━━━━━ Recorded data
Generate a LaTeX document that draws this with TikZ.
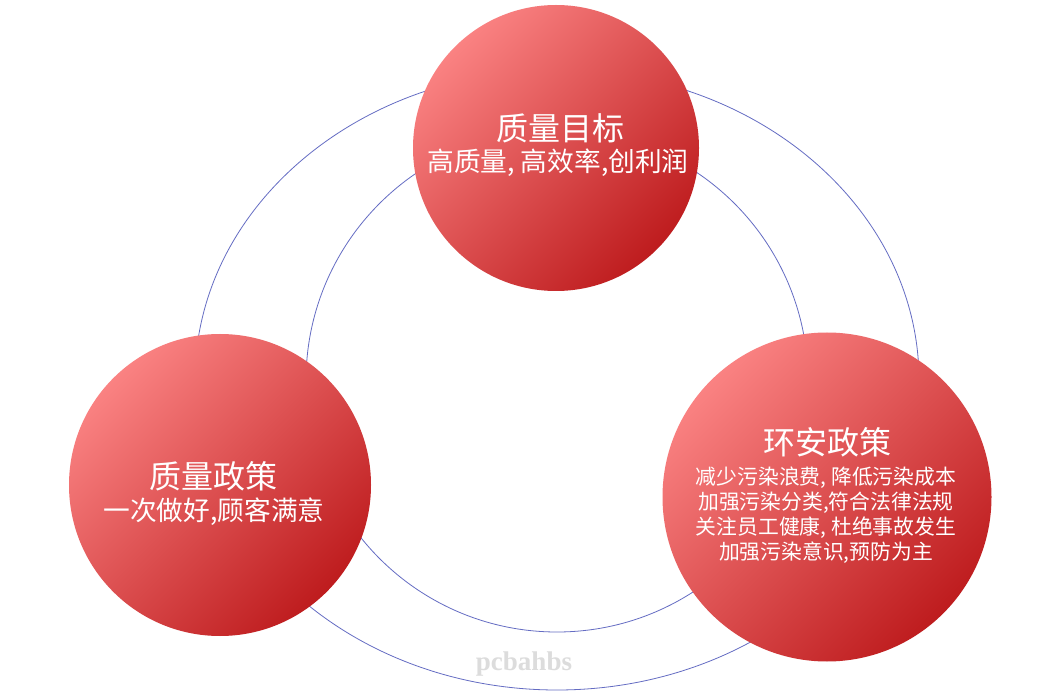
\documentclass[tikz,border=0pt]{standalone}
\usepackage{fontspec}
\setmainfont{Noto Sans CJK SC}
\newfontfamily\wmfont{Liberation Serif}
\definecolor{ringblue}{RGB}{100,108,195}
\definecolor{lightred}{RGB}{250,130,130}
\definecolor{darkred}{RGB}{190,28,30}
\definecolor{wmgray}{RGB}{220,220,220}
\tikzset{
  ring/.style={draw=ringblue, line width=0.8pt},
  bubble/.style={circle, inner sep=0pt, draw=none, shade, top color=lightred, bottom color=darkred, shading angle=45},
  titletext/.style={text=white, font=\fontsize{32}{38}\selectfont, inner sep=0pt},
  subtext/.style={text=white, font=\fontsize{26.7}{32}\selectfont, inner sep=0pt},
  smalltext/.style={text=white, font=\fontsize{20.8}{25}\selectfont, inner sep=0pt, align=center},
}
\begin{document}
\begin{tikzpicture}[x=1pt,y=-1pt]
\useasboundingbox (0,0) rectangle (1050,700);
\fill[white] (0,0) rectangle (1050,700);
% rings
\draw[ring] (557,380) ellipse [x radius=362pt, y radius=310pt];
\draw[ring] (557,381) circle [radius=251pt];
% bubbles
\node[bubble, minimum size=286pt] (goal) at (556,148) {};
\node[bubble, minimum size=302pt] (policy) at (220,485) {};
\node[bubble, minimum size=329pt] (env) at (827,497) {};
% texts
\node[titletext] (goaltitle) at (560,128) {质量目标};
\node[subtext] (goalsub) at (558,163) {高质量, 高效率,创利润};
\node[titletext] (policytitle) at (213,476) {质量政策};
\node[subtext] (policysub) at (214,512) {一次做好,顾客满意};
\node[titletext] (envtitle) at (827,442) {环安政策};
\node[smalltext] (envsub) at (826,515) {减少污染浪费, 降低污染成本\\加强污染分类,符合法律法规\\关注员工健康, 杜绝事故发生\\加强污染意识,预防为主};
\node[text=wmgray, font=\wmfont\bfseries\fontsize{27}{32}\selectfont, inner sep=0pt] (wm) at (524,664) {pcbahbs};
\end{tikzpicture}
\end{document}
━━━━━━━━━━
* Written task: Quote the material word for word, dropping any images it holds.

* Result of this task:
Generate a LaTeX document that draws this with TikZ.
\documentclass[tikz,border=0pt]{standalone}
\usepackage{fontspec}
\setmainfont{Noto Sans CJK SC}
\newfontfamily\wmfont{Liberation Serif}
\definecolor{ringblue}{RGB}{100,108,195}
\definecolor{lightred}{RGB}{250,130,130}
\definecolor{darkred}{RGB}{190,28,30}
\definecolor{wmgray}{RGB}{220,220,220}
\tikzset{
  ring/.style={draw=ringblue, line width=0.8pt},
  bubble/.style={circle, inner sep=0pt, draw=none, shade, top color=lightred, bottom color=darkred, shading angle=45},
  titletext/.style={text=white, font=\fontsize{32}{38}\selectfont, inner sep=0pt},
  subtext/.style={text=white, font=\fontsize{26.7}{32}\selectfont, inner sep=0pt},
  smalltext/.style={text=white, font=\fontsize{20.8}{25}\selectfont, inner sep=0pt, align=center},
}
\begin{document}
\begin{tikzpicture}[x=1pt,y=-1pt]
\useasboundingbox (0,0) rectangle (1050,700);
\fill[white] (0,0) rectangle (1050,700);
% rings
\draw[ring] (557,380) ellipse [x radius=362pt, y radius=310pt];
\draw[ring] (557,381) circle [radius=251pt];
% bubbles
\node[bubble, minimum size=286pt] (goal) at (556,148) {};
\node[bubble, minimum size=302pt] (policy) at (220,485) {};
\node[bubble, minimum size=329pt] (env) at (827,497) {};
% texts
\node[titletext] (goaltitle) at (560,128) {质量目标};
\node[subtext] (goalsub) at (558,163) {高质量, 高效率,创利润};
\node[titletext] (policytitle) at (213,476) {质量政策};
\node[subtext] (policysub) at (214,512) {一次做好,顾客满意};
\node[titletext] (envtitle) at (827,442) {环安政策};
\node[smalltext] (envsub) at (826,515) {减少污染浪费, 降低污染成本\\加强污染分类,符合法律法规\\关注员工健康, 杜绝事故发生\\加强污染意识,预防为主};
\node[text=wmgray, font=\wmfont\bfseries\fontsize{27}{32}\selectfont, inner sep=0pt] (wm) at (524,664) {pcbahbs};
\end{tikzpicture}
\end{document}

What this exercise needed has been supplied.